Additional information
Notes on contributors
Mehmet Ali Kallioğlu
Mehmet Ali Kallioğlu obtained his B.E. (Mechanical Engineering) and M.E. (Energy Engineering) from the Erciyes University (ERÜ), Kayseri, Turkey, in 2010 and Nigde Omer Halisdemir University (OHU), Niğde, Turkey, in 2014 respectively. He is currently a research scholar and Ph.D. student at Technology Faculty of Batman University (BATÜ), Batman, Turkey. His major research interests are solar energy conversion, optimum insulation thickness, CFD, renewable energy and heat transfer.
Aydın Durmuş
Aydın Durmuş is presently working as Professor & Head Rector of Mechanical Engineering, Faculty of Engineering & Technology and Batman University, Turkey. He has more than 33 years of teaching and research experience. His research interest is Renewable Energy Systems; Clean Energy Systems, Heat and Mass Transfer, Energy Conservation, Solar Energy Applications; CFD, Environmental Engineering & Management. He has published more than 100 papers in International / National Journals and conferences.
Hakan Karakaya
Hakan Karakaya is M.Sc. and the Ph.D. degree in Mechanical Engineering from Fırat University, Institute of Science and Technology.
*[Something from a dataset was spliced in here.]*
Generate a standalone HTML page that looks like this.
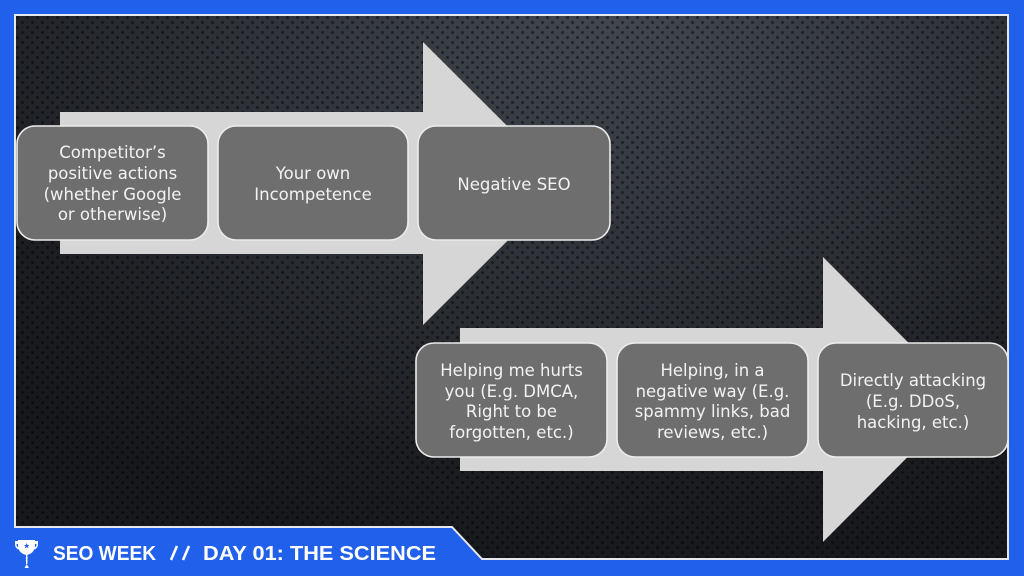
<!DOCTYPE html>
<html><head><meta charset="utf-8"><style>
html,body{margin:0;padding:0;width:1024px;height:576px;overflow:hidden;background:#2160ea;}
#bg{position:absolute;left:0;top:0;width:1024px;height:576px;
clip-path:polygon(15px 15px,1008px 15px,1008px 559px,482px 559px,452px 527px,15px 527px);
background:
radial-gradient(circle at 2.5px 2.5px, rgba(0,0,0,0.45) 0 1.3px, transparent 1.8px) 0 0/10px 10px,
radial-gradient(circle at 2.5px 2.5px, rgba(0,0,0,0.45) 0 1.3px, transparent 1.8px) 5px 5px/10px 10px,
radial-gradient(ellipse 80% 100% at 60% 0%, #43474f 0%, #363a41 30%, #282b30 60%, #1a1c20 85%, #16181b 100%);}
svg{position:absolute;left:0;top:0;}
</style></head><body>
<div id="bg"></div>
<svg width="1024" height="576" viewBox="0 0 1024 576" xmlns="http://www.w3.org/2000/svg">
<polygon points="15,15 1008,15 1008,559 482,559 452,527 15,527" fill="none" stroke="#e6e8ee" stroke-width="2"/>
<!-- arrows -->
<polygon points="60,112 423,112 423,42 565,183.5 423,325 423,254 60,254" fill="#d6d6d6"/>
<polygon points="460,328 823,328 823,257 965,399.5 823,542 823,471 460,471" fill="#d6d6d6"/>
<!-- boxes -->
<g fill="#6e6e6e" stroke="#ececec" stroke-width="1.6">
<rect x="17" y="126" width="191" height="114" rx="18"/>
<rect x="218" y="126" width="190" height="114" rx="18"/>
<rect x="418" y="126" width="192" height="114" rx="18"/>
<rect x="416" y="343" width="191" height="114" rx="18"/>
<rect x="617" y="343" width="191" height="114" rx="18"/>
<rect x="818" y="343" width="190" height="114" rx="18"/>
</g>
<g font-family="'DejaVu Sans', 'Liberation Sans', sans-serif" font-size="16.5" fill="#f2f2f2" text-anchor="middle">
<text x="112.5" y="158">Competitor’s</text>
<text x="112.5" y="179">positive actions</text>
<text x="112.5" y="200">(whether Google</text>
<text x="112.5" y="220">or otherwise)</text>
<text x="313" y="179">Your own</text>
<text x="313" y="200">Incompetence</text>
<text x="514" y="190">Negative SEO</text>
<text x="511.5" y="376">Helping me hurts</text>
<text x="511.5" y="397">you (E.g. DMCA,</text>
<text x="511.5" y="417">Right to be</text>
<text x="511.5" y="438">forgotten, etc.)</text>
<text x="712.5" y="376">Helping, in a</text>
<text x="712.5" y="397">negative way (E.g.</text>
<text x="712.5" y="417">spammy links, bad</text>
<text x="712.5" y="438">reviews, etc.)</text>
<text x="913" y="386">Directly attacking</text>
<text x="913" y="407">(E.g. DDoS,</text>
<text x="913" y="428">hacking, etc.)</text>
</g>
<!-- trophy -->
<g fill="#ffffff">
<path d="M18,540 L35,540 L35,545 Q35,553 27,555 L26,555 Q18,553 18,545 Z"/>
<path d="M15,541 L18,541 L18,544 L16.5,544 Q16.5,547 19,548 L19,549.5 Q15,548.5 15,544 Z"/>
<path d="M38,541 L35,541 L35,544 L36.5,544 Q36.5,547 34,548 L34,549.5 Q38,548.5 38,544 Z"/>
<rect x="26" y="555" width="1.4" height="9"/>
<circle cx="26.7" cy="558" r="1"/>
<circle cx="26.7" cy="561" r="1"/>
<path d="M24.5,568 L28.9,568 L26.7,564 Z"/>
</g>
<path d="M26.7,543 L27.5,545 L29.5,545 L27.9,546.3 L28.5,548.3 L26.7,547.1 L24.9,548.3 L25.5,546.3 L23.9,545 L25.9,545 Z" fill="#2160ea"/>
<g font-family="'Liberation Sans', sans-serif" font-weight="bold" font-size="20" fill="#ffffff">
<text x="53" y="560" textLength="103" lengthAdjust="spacingAndGlyphs">SEO WEEK</text>
<text x="203" y="560" textLength="233" lengthAdjust="spacingAndGlyphs">DAY 01: THE SCIENCE</text>
</g>
<g stroke="#ffffff" stroke-width="2.6">
<line x1="171" y1="560" x2="177" y2="546"/>
<line x1="183" y1="560" x2="189" y2="546"/>
</g>
</svg>
</body></html>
Currently Works as an Assistant Professor at Batman University, Faculty of Engineering and Architecture. Major research interests are energy conversion, optimum insulation thickness, solar energy applications and heating-cooling load of buildings.
Adem Yılmaz
Adem Yılmaz is M.Sc. and the Ph.D. degree in mechanical training from Gazi University, Institute of Science and Technology Institute. Currently Works as an Assistant Professor at Batman University, Faculty of Technology. Major research interests are renewable energy, fuel cell, biogas systems, solar energy applications, air conditioning and heating-cooling systems.